To circumvent this pile, I've implemented the following workaround - when in DMA mode, the first and last bytes of the messages are sent via ISR-based routines. The bulk of the message in the middle is sent via DMA. The reason for this is that if the first byte (address) NACKs then you know the Slave doesn't exist, and it will STOP immediately. The last byte can also generate a NACK, which would tell you if the Slave died or had some kind of error somewhere between the address and the end of the message. There might be corner cases which are not caught, but for most cases it should work well enough. However, to mitigate the overhead of this nonsense I've set the minimum overall message length to 5 bytes when in DMA mode, eg. Address (ISR) - 3 bytes data (DMA) - last byte data (ISR). Messages below that size will automatically transfer in ISR mode, even if DMA mode is configured. That's for Master Tx mode, and for Master Rx mode a similar approach is used.
Slave mode is a different story. I am unable to figure out a way to make Slave mode work with DMA. Slave Tx/Rx transmissions are indeterminate in size, and DMA blocks normal ISR code from running, so there is no apparent way to terminate a transfer. Stupidly, even major bus events like a STOP do not trigger an ISR interrupt when DMA is active. In theory a similar fix to the rising-SDA hack used by the normal ISR Slave Rx code could be used to terminate a transfer, but at that point you are running an ISR on every byte, so where is the benefit of DMA versus the normal ISR code? Because of this, Slave mode will only work in ISR mode regardless of requested mode in begin() or setOpMode().

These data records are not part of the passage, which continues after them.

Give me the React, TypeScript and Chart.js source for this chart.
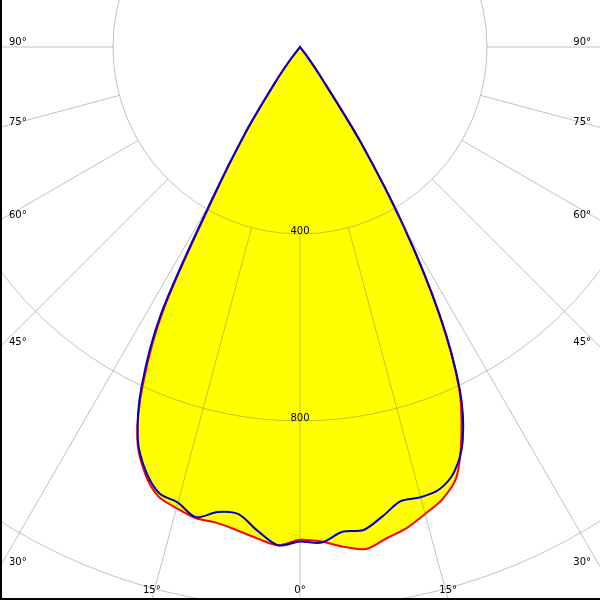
import React, { useEffect, useRef } from 'react';
import { Chart, registerables } from 'chart.js';

Chart.register(...registerables);

// Gamma angles (degrees from straight down) at which intensities were read
const GAMMA_DEG = [
  0, 2.5, 5, 7.5, 10, 12.5, 15, 17.5, 20, 22.5, 25, 27.5, 30, 32.5, 35, 37.5, 40,
  42.5, 45, 47.5, 50, 52.5, 55, 57.5, 60, 62.5, 65, 67.5, 70, 72.5, 75, 77.5, 80,
  82.5, 85, 87.5, 90,
];

// Red curve (C0 - C180 plane), cd
const RED_C180 = [
  1054, 1067, 1055, 1042, 1033, 1032, 1021, 1008, 970, 909, 795, 630, 365, 212, 92, 33, 0,
  0, 0, 0, 0, 0, 0, 0, 0, 0, 0, 0, 0, 0, 0, 0, 0, 0, 0, 0, 0,
];
const RED_C0 = [
  1054, 1059, 1073, 1083, 1067, 1054, 1034, 1014, 979, 902, 805, 645, 445, 240, 75, 22, 0,
  0, 0, 0, 0, 0, 0, 0, 0, 0, 0, 0, 0, 0, 0, 0, 0, 0, 0, 0, 0,
];

// Blue curve (C90 - C270 plane), cd
const BLUE_C270 = [
  1058, 1067, 1039, 1008, 1010, 1030, 1009, 1001, 965, 907, 802, 644, 378, 218, 95, 35, 0,
  0, 0, 0, 0, 0, 0, 0, 0, 0, 0, 0, 0, 0, 0, 0, 0, 0, 0, 0, 0,
];
const BLUE_C90 = [
  1058, 1061, 1041, 1042, 1019, 995, 997, 992, 966, 910, 809, 649, 447, 243, 72, 20, 0,
  0, 0, 0, 0, 0, 0, 0, 0, 0, 0, 0, 0, 0, 0, 0, 0, 0, 0, 0, 0,
];

const TICK_STEP = 400;
const R_MAX = 1600;
const EDGE_LABEL_DEG = [0, 15, 30, 45, 60, 75, 90];

const STEP = GAMMA_DEG[1] - GAMMA_DEG[0];
const N = Math.round(360 / STEP);
const HALF = GAMMA_DEG.length - 1;

const VIEW = 600;
const CANVAS = 1496;
const POLE_X = 300;
const POLE_Y = 47;

const GRID = 'rgba(110,110,110,0.42)';
const FONT = '10px "DejaVu Sans"';

function fullSeries(left: number[], right: number[]): number[] {
  const out: number[] = [];
  for (let i = 0; i < N; i++) {
    if (i <= HALF) out.push(left[i]);
    else if (i >= N - HALF) out.push(right[N - i]);
    else out.push(0);
  }
  return out;
}

const LABELS = Array.from({ length: N }, (_, i) => String(i * STEP));

const polarDecor = {
  id: 'polarDecor',
  afterDraw(chart: any) {
    const s = chart.scales.r;
    const ctx = chart.ctx as CanvasRenderingContext2D;
    const idxFor = (g: number, side: number) => {
      const k = Math.round(g / STEP);
      return side < 0 ? k : (N - k) % N;
    };
    const rInner = s.getDistanceFromCenterForValue(TICK_STEP);
    const rOuter = s.getDistanceFromCenterForValue(R_MAX);
    const xc = s.xCenter;
    const yc = s.yCenter;
    ctx.save();
    ctx.strokeStyle = GRID;
    ctx.lineWidth = 1;
    for (const side of [-1, 1]) {
      for (const g of EDGE_LABEL_DEG) {
        if (side > 0 && g === 0) continue;
        const i = idxFor(g, side);
        const a = s.getPointPosition(i, rInner);
        const b = s.getPointPosition(i, rOuter);
        ctx.beginPath();
        ctx.moveTo(a.x, a.y);
        ctx.lineTo(b.x, b.y);
        ctx.stroke();
      }
    }
    ctx.fillStyle = '#000';
    ctx.font = FONT;
    ctx.textAlign = 'center';
    ctx.textBaseline = 'alphabetic';
    for (const t of s.ticks) {
      if (t.value <= 0) continue;
      const p = s.getPointPositionForValue(0, t.value);
      ctx.fillText(String(t.value), p.x, p.y);
    }
    const x0 = xc - POLE_X;
    const y0 = yc - POLE_Y;
    const x1 = x0 + VIEW;
    const y1 = y0 + VIEW;
    for (const side of [-1, 1]) {
      for (const g of EDGE_LABEL_DEG) {
        if (side > 0 && g === 0) continue;
        const i = idxFor(g, side);
        const p = s.getPointPosition(i, rOuter);
        const dx = (p.x - xc) / rOuter;
        const dy = (p.y - yc) / rOuter;
        const tx = dx < -1e-6 ? (x0 - xc) / dx : dx > 1e-6 ? (x1 - xc) / dx : Infinity;
        const ty = dy > 1e-6 ? (y1 - yc) / dy : dy < -1e-6 ? (y0 - yc) / dy : Infinity;
        const text = `${g}°`;
        if (ty <= tx) {
          ctx.textAlign = 'center';
          ctx.fillText(text, xc + dx * ty, y1 - 7);
        } else {
          const ey = yc + dy * tx;
          if (dx < 0) {
            ctx.textAlign = 'left';
            ctx.fillText(text, x0 + 9, ey - 2);
          } else {
            ctx.textAlign = 'right';
            ctx.fillText(text, x1 - 9, ey - 2);
          }
        }
      }
    }
    ctx.restore();
  },
};

export default function App() {
  const ref = useRef<HTMLCanvasElement | null>(null);
  useEffect(() => {
    if (!ref.current) return;
    const chart = new Chart(ref.current, {
      type: 'radar',
      data: {
        labels: LABELS,
        datasets: [
          {
            label: 'C90 - C270',
            data: fullSeries(BLUE_C270, BLUE_C90),
            borderColor: '#0000CC',
            backgroundColor: '#FFFF00',
            borderWidth: 2,
            fill: true,
            pointRadius: 0,
          },
          {
            label: 'C0 - C180',
            data: fullSeries(RED_C180, RED_C0),
            borderColor: '#FF0000',
            backgroundColor: '#FFFF00',
            borderWidth: 2,
            fill: true,
            pointRadius: 0,
          },
        ],
      },
      options: {
        animation: false,
        responsive: false,
        events: [],
        layout: { padding: 0 },
        elements: { line: { tension: 0.3 }, point: { radius: 0 } },
        plugins: {
          legend: { display: false },
          tooltip: { enabled: false },
          filler: { drawTime: 'beforeDatasetsDraw' },
        },
        scales: {
          r: {
            min: 0,
            max: R_MAX,
            startAngle: 180,
            ticks: { display: false, stepSize: TICK_STEP, z: 1 },
            grid: { circular: true, color: GRID, lineWidth: 1, z: 1 },
            angleLines: { display: false },
            pointLabels: { display: false },
          },
        },
      } as any,
      plugins: [polarDecor],
    });
    return () => chart.destroy();
  }, []);
  return (
    <div
      style={{
        position: 'fixed',
        left: 0,
        top: 0,
        width: VIEW,
        height: VIEW,
        overflow: 'hidden',
        background: '#fff',
      }}
    >
      <canvas
        ref={ref}
        width={CANVAS}
        height={CANVAS}
        style={{
          position: 'absolute',
          left: POLE_X - CANVAS / 2,
          top: POLE_Y - CANVAS / 2,
          width: CANVAS,
          height: CANVAS,
        }}
      />
      <div style={{ position: 'absolute', left: 0, top: 0, width: 2, height: VIEW, background: '#000' }} />
      <div style={{ position: 'absolute', left: 0, bottom: 0, width: VIEW, height: 2, background: '#000' }} />
    </div>
  );
}
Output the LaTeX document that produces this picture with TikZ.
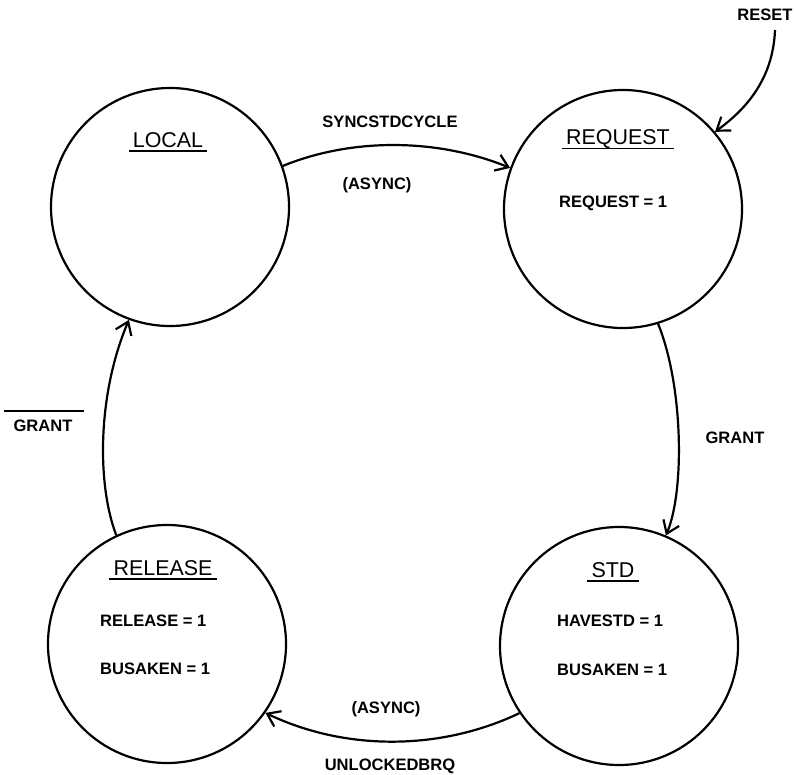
\documentclass[tikz,border=0pt]{standalone}
\usepackage{fontspec}
\setmainfont{Liberation Sans}
\usetikzlibrary{arrows.meta,calc}
\begin{document}
\begin{tikzpicture}[x=1bp,y=-1bp,
  state/.style={circle,draw,line width=2.2bp,minimum size=238bp,inner sep=0},
  title/.style={font=\fontsize{21.5}{24}\selectfont,inner sep=0},
  lab/.style={font=\bfseries\fontsize{16.6}{19}\selectfont,inner sep=0},
  trans/.style={line width=2.2bp,-{Straight Barb[length=12bp,width=17bp,line width=2.2bp]}},
  uline/.style={line width=1.8bp}]
\useasboundingbox (0,0) rectangle (794,775);

% states
\node[state] (local) at (170,207) {};
\node[state] (request) at (623,209) {};
\node[state] (std) at (619,646) {};
\node[state] (release) at (167,644) {};

% titles
\node[title] (tlocal) at (168,140) {LOCAL};
\node[title] (trequest) at (618,139) {REQUEST};
\node[title] (tstd) at (613,570) {STD};
\node[title] (trelease) at (163,568) {RELEASE};
\foreach \t in {tlocal,trequest,tstd,trelease}{
  \draw[uline] ($(\t.base west)+(-4,4)$) -- ($(\t.base east)+(4,4)$);
}

% state outputs
\node[lab,anchor=west] (o1) at (559,203) {REQUEST = 1};
\node[lab,anchor=west] (o2) at (557,621) {HAVESTD = 1};
\node[lab,anchor=west] (o3) at (557,670) {BUSAKEN = 1};
\node[lab,anchor=west] (o4) at (100,621) {RELEASE = 1};
\node[lab,anchor=west] (o5) at (100,669) {BUSAKEN = 1};

% transition labels
\node[lab] (l1) at (390,122) {SYNCSTDCYCLE};
\node[lab] (l2) at (377,185) {(ASYNC)};
\node[lab] (l3) at (765,15) {RESET};
\node[lab] (l4) at (735,438) {GRANT};
\node[lab] (l5) at (386,709) {(ASYNC)};
\node[lab] (l6) at (390,766) {UNLOCKEDBRQ};
\node[lab] (l7) at (43,426) {GRANT};
\draw[line width=1.4bp] ($(l7.north west)+(-9,-9)$) -- ($(l7.north east)+(11,-9)$);

% transitions
\coordinate (rs) at (775,30);
\draw[trans] (local.20) .. controls +(71,-29) and +(-71,-29) .. (request.160);
\draw[trans] (rs) .. controls (773,80) and (745,110) .. (request.40);
\draw[trans] (request.-73) .. controls (683,385) and (685,490) .. (std.67);
\draw[trans] (std.214) .. controls (440,751) and (345,751) .. (release.-35);
\draw[trans] (release.115) .. controls (97,485) and (97,395) .. (local.250);
\end{tikzpicture}
\end{document}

Another caveat - Timeouts may behave erratically when using DMA. This is because the DMA bulk transfer doesn't trigger the ISR, so it never gets a chance to detect the timeout condition and exit early. It may detect the timeout on the last byte when the ISR re-engages, but depending on bulk transfer length it could be any amount of time.
Note that I'm not trying to dissuade anyone from using DMA mode (I use it myself), and when it works it could be of some benefit, and really it is essentially free so why not. However just be aware there are workarounds in play (similar to Slave mode hack). So report any problems you have.